Arme landen lopen biotechnologische revolutie mis
Thalif Deen
25 juli 2003
De biotechnologie heeft in de landbouw, de industrie, de milieutechnologie en bij de productie van geneesmiddelen een verbluffende vooruitgang mogelijk gemaakt, maar de meeste arme landen grijpen daar grotendeels naast. Volgens een nieuwe VN-studie strijken de VS, Canada en West-Europa 97 procent op van de winst die wereldwijd met biotechnologie wordt gemaakt. De meeste ontwikkelingslanden lopen ver achter wat de toepassing van de nieuwe technieken en producten aangaat. Uitzonderingen vormen India, Brazilië, Cuba, Zuid-Korea, Mexico, Zuid-Afrika en Argentinië.
Volgens de VN-onderzoekers is 96 procent van de werknemers in bedrijven die zich bezig houden met biotechnologie afkomstig uit West-Europa en Noord-Amerika. Het Westen heeft ook 88 procent van die bedrijven in handen. Het 17 pagina’s tellende biotechnologierapport wordt in september in de Algemene Vergadering van de VN besproken.

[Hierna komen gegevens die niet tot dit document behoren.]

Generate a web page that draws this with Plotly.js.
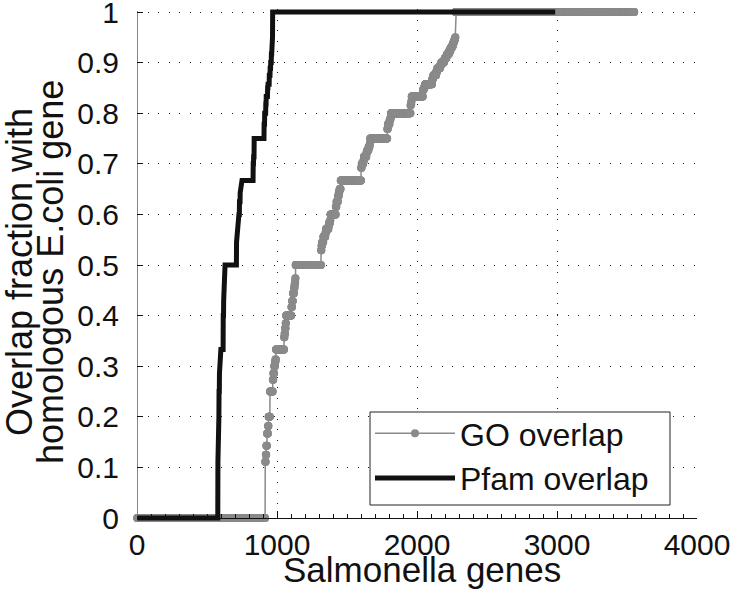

De auteurs van het rapport stellen dat de ontwikkelingslanden zich vooral in de landbouw en de geneeskunde op achterstand hebben laten fietsen, al zijn de noden bij hen op die gebieden veel groter. Ziekten die veroorzaakt worden door virussen, bacteriën en parasieten zijn in Afrika nog goed voor 52 procent van alle sterfgevallen, tegen twee procent in Europa. En in de ontwikkelingslanden haalt nog zowat de helft van de inwoners hun inkomen direct uit de landbouw, terwijl dat aandeel in de rijke landen is teruggelopen tot 7 procent. Ongeveer 95 procent van de 840 miljoen chronische hongerleiders in de wereld leeft in de ontwikkelingslanden.
Door de discussie over genetisch gewijzigde landbouwgewassen wordt biotechnologie tegenwoordig veelal geassocieerd met dat omstreden gebied. Maar biotechnologie bestrijkt een veel breder terrein – van het inzetten van micro-organismen bij fermentatie, bij de verwerking of voor de bewaring van landbouw- en veeteeltproducten en in allerlei industriële processen tot de aanmaak van bestrijdingmiddelen en medicijnen. De sector groeit snel. In 1990 werden er nog maar 23 geneesmiddelen en vaccins biotechnologisch aangemaakt; nu zijn dat er al meer dan 350. De oppervlakte van akkers waar transgene planten worden geteeld, steeg van 2,8 miljoen hectaren in 1996 tot 52,6 miljoen hectaren in 2001. Wereldwijd werd er in 2001 in de biotechindustrie 34,8 miljard dollar omgezet; de sector bood toen 190.000 mensen werk. De VN gaan ervan uit dat de expansie zich zal doorzetten.
Ontwikkelingslanden zijn niet gedoemd om die ontwikkeling passief te ondergaan. Cuba en India genieten internationale faam voor biotechnologische toepassingen bij de aanmaak van vaccins en geneesmiddelen. In Zuid-Afrika werd een biotechnologisch procédé ontwikkeld voor het verwerken van gouderts dat nu ook al bij het winnen van zink en nikkel wordt gebruikt; Chili en Zambia hebben met gelijkaardige technieken geëxperimenteerd bij de koperwinning. Zuid-Korea heeft een hele biotechindustrie op poten gezet.
Maar volgens de VN-onderzoekers moeten de meeste andere ontwikkelingslanden dringend de snelheid opvoeren waarmee ze op het nieuwe terrein actief worden. Alle landen hebben expertise nodig waarmee ze nieuwe ontwikkelingen kunnen beoordelen en beslissingen kunnen nemen om te investeren in licenties of eigen onderzoek. Tal van interessante nieuwigheden moeten aangepast worden aan de lokale noden; potentiële gebruikers meten voorgelicht worden. Rijke landen kunnen de ontwikkelingslanden daarbij helpen door de nodige technologie over te dragen en via samenwerkingsakkoorden en partnerschappen.